Macau’s first-quarter gaming industry-wide earnings before interest, taxation, depreciation, amortisation (EBITDA) may have seen 7-percent to 8-percent year-on-year expansion.

While it was supported by the 14.3-percent growth in the city’s casino gross gaming revenue (GGR) during the period, EBITDA likely lagged due to player mix and player reinvestment. That is according investment institutions CLSA Ltd and Citigroup in respective notes issued recently.

 “We expect Macau gaming’s first-quarter sector reported EBITDA to grow 7 percent year-on-year to US$2,067 million, aided by 14-percent gaming revenue growth,” suggested CLSA analyst Jeffrey Kiang in its memo.

Citigroup estimated Macau’s first-quarter casino GGR – which came in at MOP65.87 million (US$8.16 billion) – could translate into 8-percent year-on-year industry EBITDA growth, albeit the institution noted such performance would be “largely flat” judged quarter-on-quarter.

“The positive GGR and EBITDA growth during the [first] quarter should remind investors that players’ appetite for gaming seems little bothered by the ongoing geopolitical tensions and economic uncertainties,” remarked Citi analysts George Choi and Timothy Chau in their latest memo on the sector. That was understood refer to events outside the Asia-Pacific region.

Nonetheless, the Citi analysts suggested the slower pace of first-quarter Macau-industry EBITDA expansion compared to GGR growth “can be attributed to the less favourable VIP/mass GGR mix”.

Citi stated: “We also suspect that some casinos suffered from less favourable VIP hold, which hurt margins.”

They added: “That said, we forecast that industry EBITDA margin will hold up at a respectable level of circa 27 percent, implying that player reinvestments remain reasonable.”

CLSA estimated Macau industry first-quarter EBITDA margin at 25.3 percent.

“Despite certain one-off opex [operating expenditure] in fourth quarter of 2025, margin will likely remain under pressure due to the ongoing premium-driven [gaming] revenue (which requires spending on reinvestments),” suggested CLSA’s Mr Kiang.

The CLSA analyst added: “VIP win rate in this [first] quarter will unlikely exceed the normal levels of circa 3.0 to 3.3 percent.”

Of Macau’s six casino operators, Sands China Ltd indicated greatest year-on-year improvement in first-quarter EBITDA, according to the respective memos of Citigroup and CLSA.

Citi stated Sands China’s EBITDA gain might have been 20-percent to US$643 million, “reflecting its quarter-on-quarter market share gain and a relatively easy comp[arison] as Londoner Grand was not fully opened in first quarter of 2025”.

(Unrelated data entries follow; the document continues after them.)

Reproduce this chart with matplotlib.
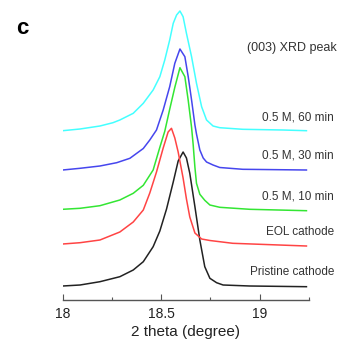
import matplotlib
matplotlib.use('Agg')
import matplotlib.pyplot as plt
from matplotlib.ticker import MultipleLocator

plt.rcParams['font.family'] = ['Liberation Sans', 'DejaVu Sans']

# intensities above each curve's own baseline (a.u.)
x_pristine = [18.000, 18.088, 18.189, 18.290, 18.358, 18.409, 18.459, 18.493, 18.527, 18.561,
              18.586, 18.611, 18.628, 18.645, 18.671, 18.696, 18.721, 18.747, 18.781, 18.814,
              18.949, 19.237]
y_pristine = [0, 1, 4.3, 9.3, 16, 24.3, 39.3, 55, 77, 104,
              125, 134, 128, 112.7, 79.3, 46, 19.3, 7.7, 3.3, 1,
              0, -0.7]

x_eol = [18.000, 18.088, 18.189, 18.290, 18.358, 18.409, 18.442, 18.476, 18.510, 18.535,
         18.552, 18.569, 18.586, 18.611, 18.628, 18.645, 18.671, 18.705, 18.747, 18.863,
         19.237]
y_eol = [0, 1.3, 4, 12, 22, 34, 51, 72, 96, 112,
         115.7, 106, 92, 66, 45, 27, 11, 5, 3.5, 0.7,
         -2]

x_10 = [18.000, 18.088, 18.189, 18.290, 18.358, 18.409, 18.459, 18.493, 18.518, 18.543,
        18.569, 18.595, 18.620, 18.637, 18.654, 18.662, 18.671, 18.679, 18.696, 18.721,
        18.747, 18.797, 18.949, 19.237]
y_10 = [0, 1, 3.6, 9.3, 16, 24, 39.3, 62, 78, 100,
        122, 141.6, 132.6, 109, 82, 65, 42, 26, 15, 9,
        4.3, 2, 0, -1.4]

x_30 = [18.000, 18.088, 18.189, 18.274, 18.341, 18.409, 18.442, 18.476, 18.510, 18.543,
        18.569, 18.595, 18.620, 18.637, 18.654, 18.671, 18.679, 18.696, 18.713, 18.730,
        18.763, 18.797, 18.914, 19.237]
y_30 = [0, 1.7, 4, 7.3, 11.7, 21.5, 30, 40, 60, 83.3,
        106.7, 121, 113.3, 93.3, 70, 45, 36, 20, 12, 8,
        5, 2.5, 0.7, 0]

x_60 = [18.000, 18.088, 18.189, 18.255, 18.290, 18.358, 18.409, 18.459, 18.493, 18.518,
        18.543, 18.561, 18.578, 18.595, 18.611, 18.628, 18.654, 18.679, 18.705, 18.730,
        18.763, 18.797, 18.914, 19.117, 19.237]
y_60 = [0, 1.7, 4.7, 8, 10.7, 17.4, 27.4, 40.7, 54, 70.7,
        90.7, 107.4, 115.7, 119.7, 114, 97.4, 74, 47.4, 24, 10.7,
        4.7, 3, 1.4, 0.7, 0]

offsets = [14, 56, 90.7, 130, 169.3]
labels = ['Pristine cathode', 'EOL cathode', '0.5 M, 10 min', '0.5 M, 30 min', '0.5 M, 60 min']
colors = ['#222222', '#ff4444', '#33e633', '#4646ee', '#44ffff']
label_y = [271.7, 232, 196.7, 155, 118]   # pixel rows of the labels

xs = [x_pristine, x_eol, x_10, x_30, x_60]
ys = [y_pristine, y_eol, y_10, y_30, y_60]

fig = plt.figure(figsize=(3.41, 3.45), dpi=100)
ax = fig.add_axes([62.7/341, 45/345, 246.3/341, 300/345])

for x, y, off, c in zip(xs, ys, offsets, colors):
    ax.plot(x, [v + off for v in y], color=c, lw=1.1)

ax.set_xlim(18, 19.25)
ax.set_ylim(0, 300)
for s in ['top', 'left', 'right']:
    ax.spines[s].set_visible(False)
ax.spines['bottom'].set_color('#555555')
ax.spines['bottom'].set_linewidth(1.0)
ax.set_yticks([])
ax.xaxis.set_minor_locator(MultipleLocator(0.25))
ax.set_xticks([18, 18.5, 19])
ax.set_xticklabels(['18', '18.5', '19'])
ax.tick_params(axis='x', which='major', direction='in', length=4, width=0.8,
               color='#555555', labelsize=10, pad=5, labelcolor='#222222')
ax.tick_params(axis='x', which='minor', direction='in', length=2.5, width=0.8, color='#555555')
ax.set_xlabel('2 theta (degree)', fontsize=11, color='#222222', labelpad=3)

for lab, py in zip(labels, label_y):
    fig.text(334/341, 1 - py/345, lab, ha='right', va='center', fontsize=8.5, color='#333333')
fig.text(337/341, 1 - 48/345, '(003) XRD peak', ha='right', va='center', fontsize=9, color='#333333')
fig.text(22/341, 1 - 29/345, 'c', ha='center', va='center', fontsize=16, fontweight='bold')

fig.savefig('out.png', dpi=100)
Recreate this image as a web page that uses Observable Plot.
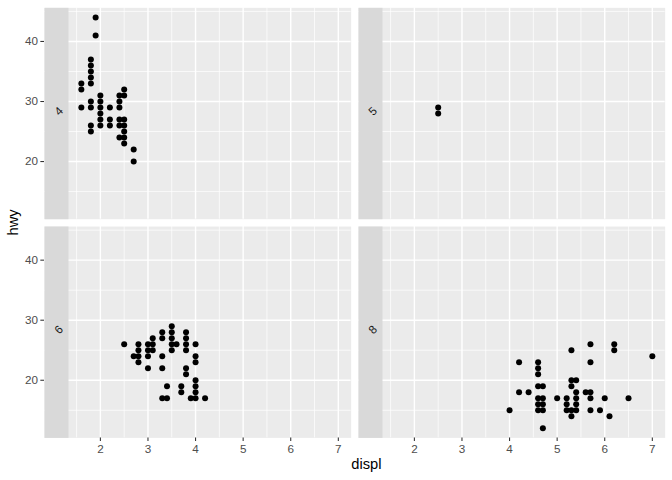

Sands China’s Londoner Grand – a hotel facility at its Londoner Macao casino resort in Cotai, and with an aggregate of 2,405 keys – had after a resort revamp, been opened in phases from September 2024, thorough to the second quarter of 2025, according to Sands China statements.

The Citi analysts also noted: “We expect SJM [Holdings Ltd] to be the operator with the worst performance in first quarter, with EBITDA expected to fall 6 percent year-on-year to HKD903 million [US$115.3 million].”

Sands China is estimated to have had the largest share of first-quarter Macau-market EBITDA, at 30.5 percent, according to CLSA’s estimates.

CLSA also assesses that Sands China gained 2.2 percentage points sequentially in its share of Macau-market first-quarter EBITDA, the best improvement among its peers.

Sands China is a unit of United States-based Las Vegas Sands Corp, which also has a Singapore casino business, Marina Bay Sands.